Accessing LLMs through APIs

LLMs expose APIs and using them one can connect with LLMs to send prompts and receive responses. Following two samples in python illustrate this just for getting an idea.

Accessing LLMs - Sample 1

Following code shows a way to access the LLM. Do note that GEMINI_API_KEY variable needs to be set before running below program.

# Connect to Gemini LLM 
# Send a prompt to it
# Gather the response and print it

from google import genai
client = genai.Client()
query = input("Enter your prompt here: ")
# Send single prompt, wait for the model to return the entire output
response = client.models.generate_content(model="gemini-2.5-flash", contents= query,)
print(response.text)
Accessing LLMs - Sample 2

Following code shows a way to access the LLM. Do note that GEMINI_API_KEY variable needs to be set before running below program.

from google import genai
client = genai.Client()
query = input("What do you want to ask?: ")
# Stream the responses like on Gemini
response = client.models.generate_content_stream(model="gemini-2.5-flash",contents=query)
for chunk in response:
    print(chunk.text, end="")
Notes:

generate_content(): This function returns the complete generated response in a single object after the entire generation process is finished. This is a blocking call, meaning your program will wait until the model has produced the full output before proceeding.

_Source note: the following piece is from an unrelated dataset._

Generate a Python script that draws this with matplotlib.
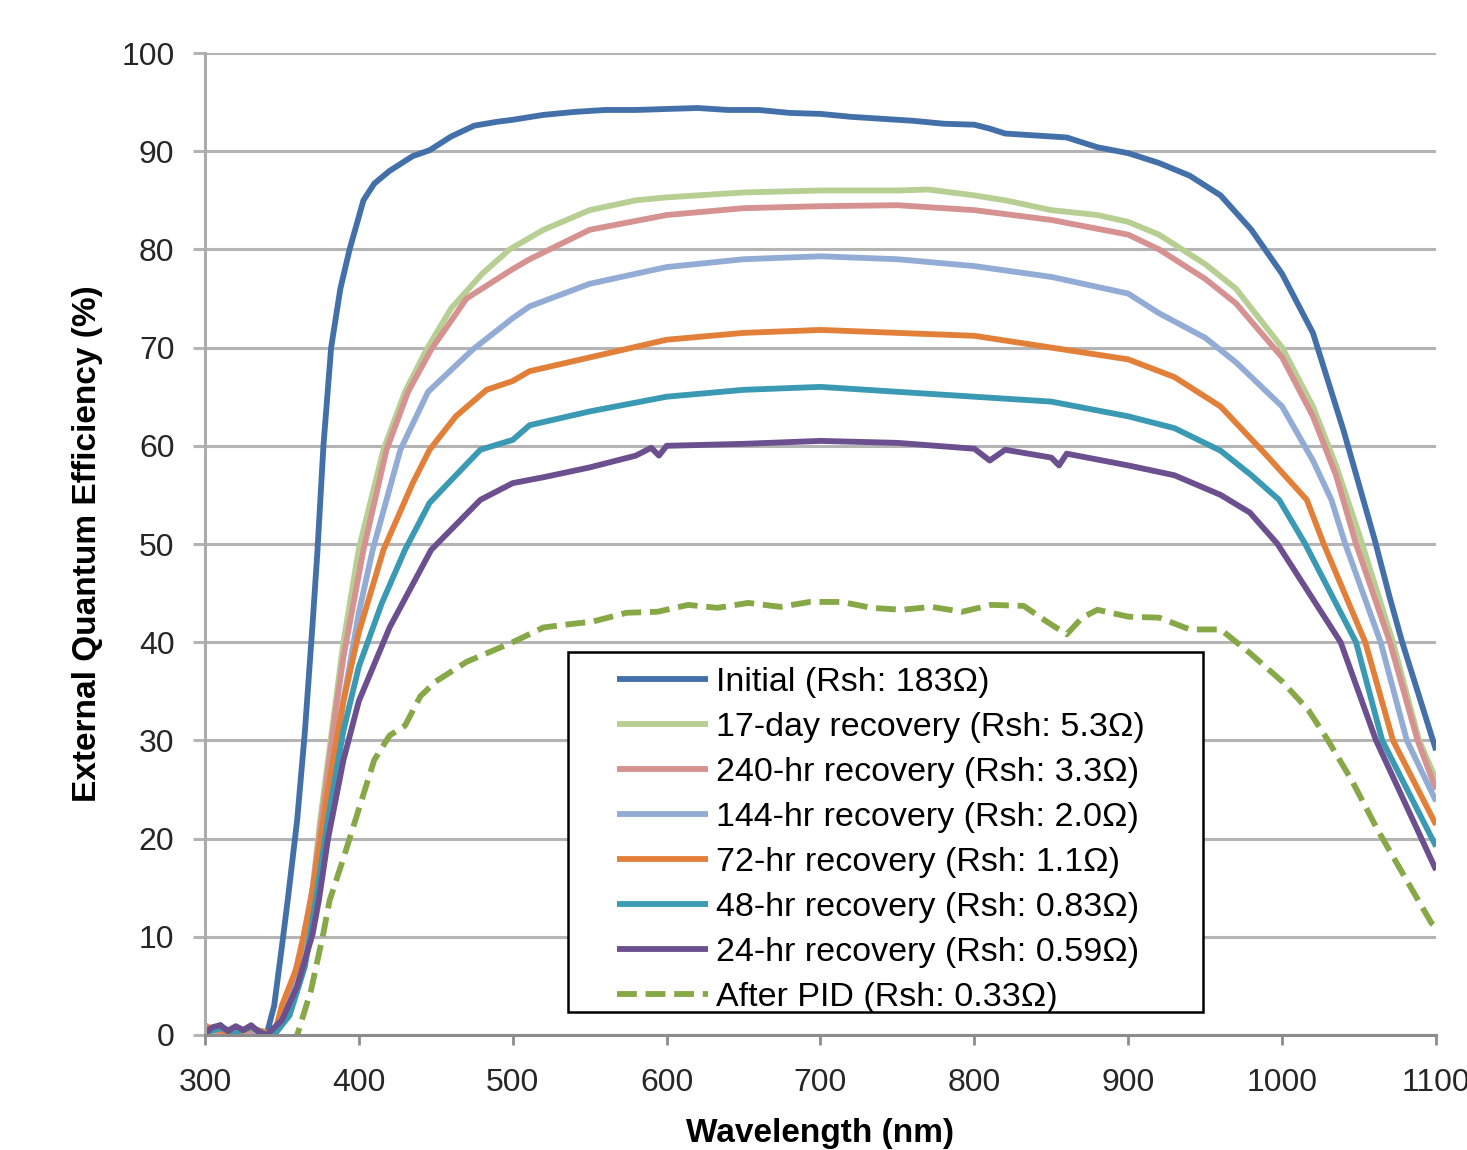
import numpy as np
import matplotlib
matplotlib.use("Agg")
import matplotlib.pyplot as plt
from matplotlib.patches import Rectangle

plt.rcParams['font.family'] = ['Liberation Sans', 'DejaVu Sans']

# --- data (wavelength in nm, EQE in %) ---
wl_initial = [300, 305, 310, 315, 320, 325, 330, 335, 340, 345, 350, 354, 360, 365, 370, 373, 377, 382,
              388, 394, 403, 410, 420, 435, 446, 460, 475, 490, 500, 520, 540, 560, 580, 600, 620, 640,
              660, 680, 700, 720, 740, 760, 780, 800, 810, 820, 840, 860, 880, 900, 920, 940, 960, 980,
              1000, 1020, 1040, 1050, 1060, 1070, 1078, 1090, 1100]
eqe_initial = [0.5, 0.3, 1.0, 0.2, 0.8, 0.1, 0.9, -0.5, 0, 3, 9, 14, 22, 31, 42, 49, 60, 70,
               76, 80, 85, 86.7, 88, 89.5, 90.1, 91.5, 92.6, 93, 93.2, 93.7, 94, 94.2, 94.2, 94.3, 94.4, 94.2,
               94.2, 93.9, 93.8, 93.5, 93.3, 93.1, 92.8, 92.7, 92.3, 91.8, 91.6, 91.4, 90.4, 89.8, 88.8, 87.5,
               85.5, 82, 77.5, 71.5, 61.5, 56, 50.5, 44.5, 40, 34, 29]

wl_17day = [300, 310, 320, 330, 340, 345, 355, 365, 370, 375, 380, 385, 390, 400, 416, 430, 444, 460,
            480, 498, 520, 550, 580, 600, 650, 700, 750, 770, 800, 820, 850, 880, 900, 920, 950, 970,
            1000, 1020, 1035, 1050, 1072, 1089, 1100]
eqe_17day = [0.5, 0.3, 0.8, 0.2, 0, 0, 3, 10, 15, 22, 28, 34, 40, 49.5, 59.6, 65.5, 69.8, 74,
             77.5, 80, 82, 84, 85, 85.3, 85.8, 86, 86, 86.1, 85.5, 85, 84, 83.5, 82.8, 81.5, 78.5, 76,
             70, 64, 58, 51, 40, 30, 26]

wl_240hr = [300, 310, 320, 330, 340, 345, 355, 364, 370, 375, 380, 385, 390, 403, 418, 432, 447, 470,
            500, 511, 550, 600, 650, 700, 750, 800, 850, 900, 920, 950, 970, 1000, 1020, 1035, 1048,
            1070, 1088, 1100]
eqe_240hr = [1.0, 0.2, 0.6, 0.3, 0, 0, 4, 10, 15, 21, 27, 33, 38.5, 49.4, 59.6, 65.5, 69.8, 75,
             78, 79, 82, 83.5, 84.2, 84.4, 84.5, 84, 83, 81.5, 80, 77, 74.5, 69, 63, 57, 50,
             40, 30, 25]

wl_144hr = [300, 310, 320, 330, 340, 345, 355, 365, 372, 380, 390, 400, 409, 427, 445, 474, 500, 511,
            550, 600, 650, 700, 750, 800, 850, 900, 920, 950, 970, 1000, 1020, 1032, 1041, 1064, 1081, 1100]
eqe_144hr = [0.3, 0.8, 0.2, 0.6, 0, 0, 3, 9, 15, 24, 34, 43, 49.4, 59.6, 65.5, 69.8, 73, 74.2,
             76.5, 78.2, 79, 79.3, 79, 78.3, 77.2, 75.5, 73.5, 71, 68.5, 64, 58.5, 54.5, 50, 40, 30, 23.8]

wl_72hr = [300, 310, 320, 330, 337, 345, 350, 360, 369, 380, 390, 400, 416, 435, 446, 463, 483, 500,
           511, 550, 600, 650, 700, 750, 800, 850, 900, 930, 960, 990, 1016, 1027, 1054, 1072, 1100]
eqe_72hr = [0.8, 0.5, 0.2, 0.7, 0.4, 0, 3, 7, 13.7, 25, 34, 41, 49.4, 56.2, 59.6, 63, 65.7, 66.6,
            67.6, 69, 70.8, 71.5, 71.8, 71.5, 71.2, 70, 68.8, 67, 64, 59, 54.5, 50, 40, 30, 21.4]

wl_48hr = [300, 310, 320, 330, 340, 345, 355, 365, 372, 380, 390, 400, 415, 430, 446, 460, 479, 500,
           511, 550, 600, 650, 700, 750, 800, 850, 900, 930, 960, 980, 998, 1015, 1048, 1065, 1100]
eqe_48hr = [0.2, 0.7, 0.3, 0.8, 0, 0, 2, 7, 13.7, 22, 31, 37.5, 44, 49.4, 54.2, 56.5, 59.6, 60.6,
            62.1, 63.5, 65, 65.7, 66, 65.5, 65, 64.5, 63, 61.8, 59.5, 57, 54.5, 50, 40, 30, 19.2]

wl_24hr = [300, 305, 310, 315, 320, 325, 330, 335, 340, 350, 360, 370, 374, 380, 390, 400, 420, 447,
           479, 500, 520, 550, 580, 590, 595, 600, 650, 700, 750, 800, 810, 820, 850, 855, 860, 900,
           930, 960, 979, 997, 1038, 1061, 1100]
eqe_24hr = [0.2, 0.8, 1.0, 0.4, 0.9, 0.5, 1.0, 0.3, 0, 1.5, 5, 10.3, 13.7, 20, 28, 34, 41.5, 49.4,
            54.5, 56.2, 56.8, 57.8, 59, 59.8, 59, 60, 60.2, 60.5, 60.3, 59.7, 58.5, 59.6, 58.8, 58, 59.2, 58,
            57, 55, 53.2, 50, 40, 30, 16.8]

wl_pid = [355, 360, 369, 377, 381, 390, 400, 410, 420, 430, 440, 450, 470, 485, 500, 520, 535, 552,
          574, 594, 614, 633, 653, 674, 693, 714, 733, 753, 772, 792, 811, 832, 847, 860, 870, 880,
          900, 920, 940, 960, 979, 1000, 1017, 1029, 1045, 1062, 1080, 1097, 1100]
eqe_pid = [-1, 0, 4.6, 10.4, 13.7, 18, 23, 28, 30.5, 31.5, 34.5, 36, 38, 39, 40, 41.5, 41.8, 42.1,
           43, 43.1, 43.8, 43.5, 44, 43.6, 44.1, 44.1, 43.5, 43.3, 43.6, 43.1, 43.8, 43.7, 42.1, 40.8, 42.5, 43.3,
           42.6, 42.5, 41.3, 41.3, 38.9, 36, 33.1, 30.2, 26, 20.9, 16, 11.4, 11]

labels = ['Initial (Rsh: 183\u03a9)', '17-day recovery (Rsh: 5.3\u03a9)', '240-hr recovery (Rsh: 3.3\u03a9)',
          '144-hr recovery (Rsh: 2.0\u03a9)', '72-hr recovery (Rsh: 1.1\u03a9)', '48-hr recovery (Rsh: 0.83\u03a9)',
          '24-hr recovery (Rsh: 0.59\u03a9)', 'After PID (Rsh: 0.33\u03a9)']
colors = ['#4470AA', '#B8CF93', '#D69290', '#93ACD5', '#E2803A', '#3A99B3', '#6B4F8F', '#87A847']

series = [(wl_initial, eqe_initial), (wl_17day, eqe_17day), (wl_240hr, eqe_240hr), (wl_144hr, eqe_144hr),
          (wl_72hr, eqe_72hr), (wl_48hr, eqe_48hr), (wl_24hr, eqe_24hr), (wl_pid, eqe_pid)]

fig = plt.figure(figsize=(14.67, 11.5), dpi=100)
ax = fig.add_subplot(111)
fig.subplots_adjust(left=0.1397, right=0.9789, bottom=0.1, top=0.9539)

lw = 4.2
handles = []
for i, (x, y) in enumerate(series):
    if i == len(series) - 1:
        h, = ax.plot(x, y, color=colors[i], lw=lw, dashes=(3.4, 1.5), label=labels[i])
    else:
        h, = ax.plot(x, y, color=colors[i], lw=lw, label=labels[i], solid_capstyle='butt',
                     solid_joinstyle='round')
    handles.append(h)

ax.set_xlim(300, 1100)
ax.set_ylim(0, 100)
ax.set_xticks(np.arange(300, 1101, 100))
ax.set_yticks(np.arange(0, 101, 10))

ax.set_axisbelow(True)
ax.yaxis.grid(True, color='#B4B4B4', lw=2.2)
ax.spines['top'].set_visible(False)
ax.spines['right'].set_visible(False)
ax.spines['left'].set_color('#ABABAB')
ax.spines['left'].set_linewidth(2.2)
ax.spines['bottom'].set_color('#8C8C8C')
ax.spines['bottom'].set_linewidth(2.2)
ax.spines['bottom'].set_zorder(3)

ax.tick_params(axis='y', length=9, width=2.2, color='#B4B4B4', pad=13, labelsize=23, labelcolor='#262626')
ax.tick_params(axis='x', length=7, width=2, color='#8C8C8C', pad=17, labelsize=23, labelcolor='#262626')

ax.set_xlabel('Wavelength (nm)', fontsize=24, fontweight='bold')
ax.set_ylabel('External Quantum Efficiency (%)', fontsize=24, fontweight='bold')
ax.xaxis.set_label_coords(0.5, -0.0845)
ax.yaxis.set_label_coords(-0.083, 0.5)

# legend box drawn separately so the entries can sit indented like the original
box = Rectangle((0.295, 0.0234), 0.516, 0.367, transform=ax.transAxes, facecolor='white',
                edgecolor='black', lw=1.8, zorder=4)
ax.add_patch(box)
leg = ax.legend(handles=handles, loc='upper left', bbox_to_anchor=(0.3346, 0.3747), frameon=False,
                fontsize=24.5, handlelength=2.68, handletextpad=0.24, labelspacing=0.41, borderpad=0,
                borderaxespad=0)
leg.set_zorder(5)

fig.savefig('out.png', dpi=100)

generate_content_stream(): This function returns an iterable object that yields “chunks” of the generated response as they become available. This allows for streaming the output, meaning you can process parts of the response while the rest is still being generated. This is particularly useful for long responses or when you want to provide a more interactive user experience, as it avoids long periods of waiting for the full response.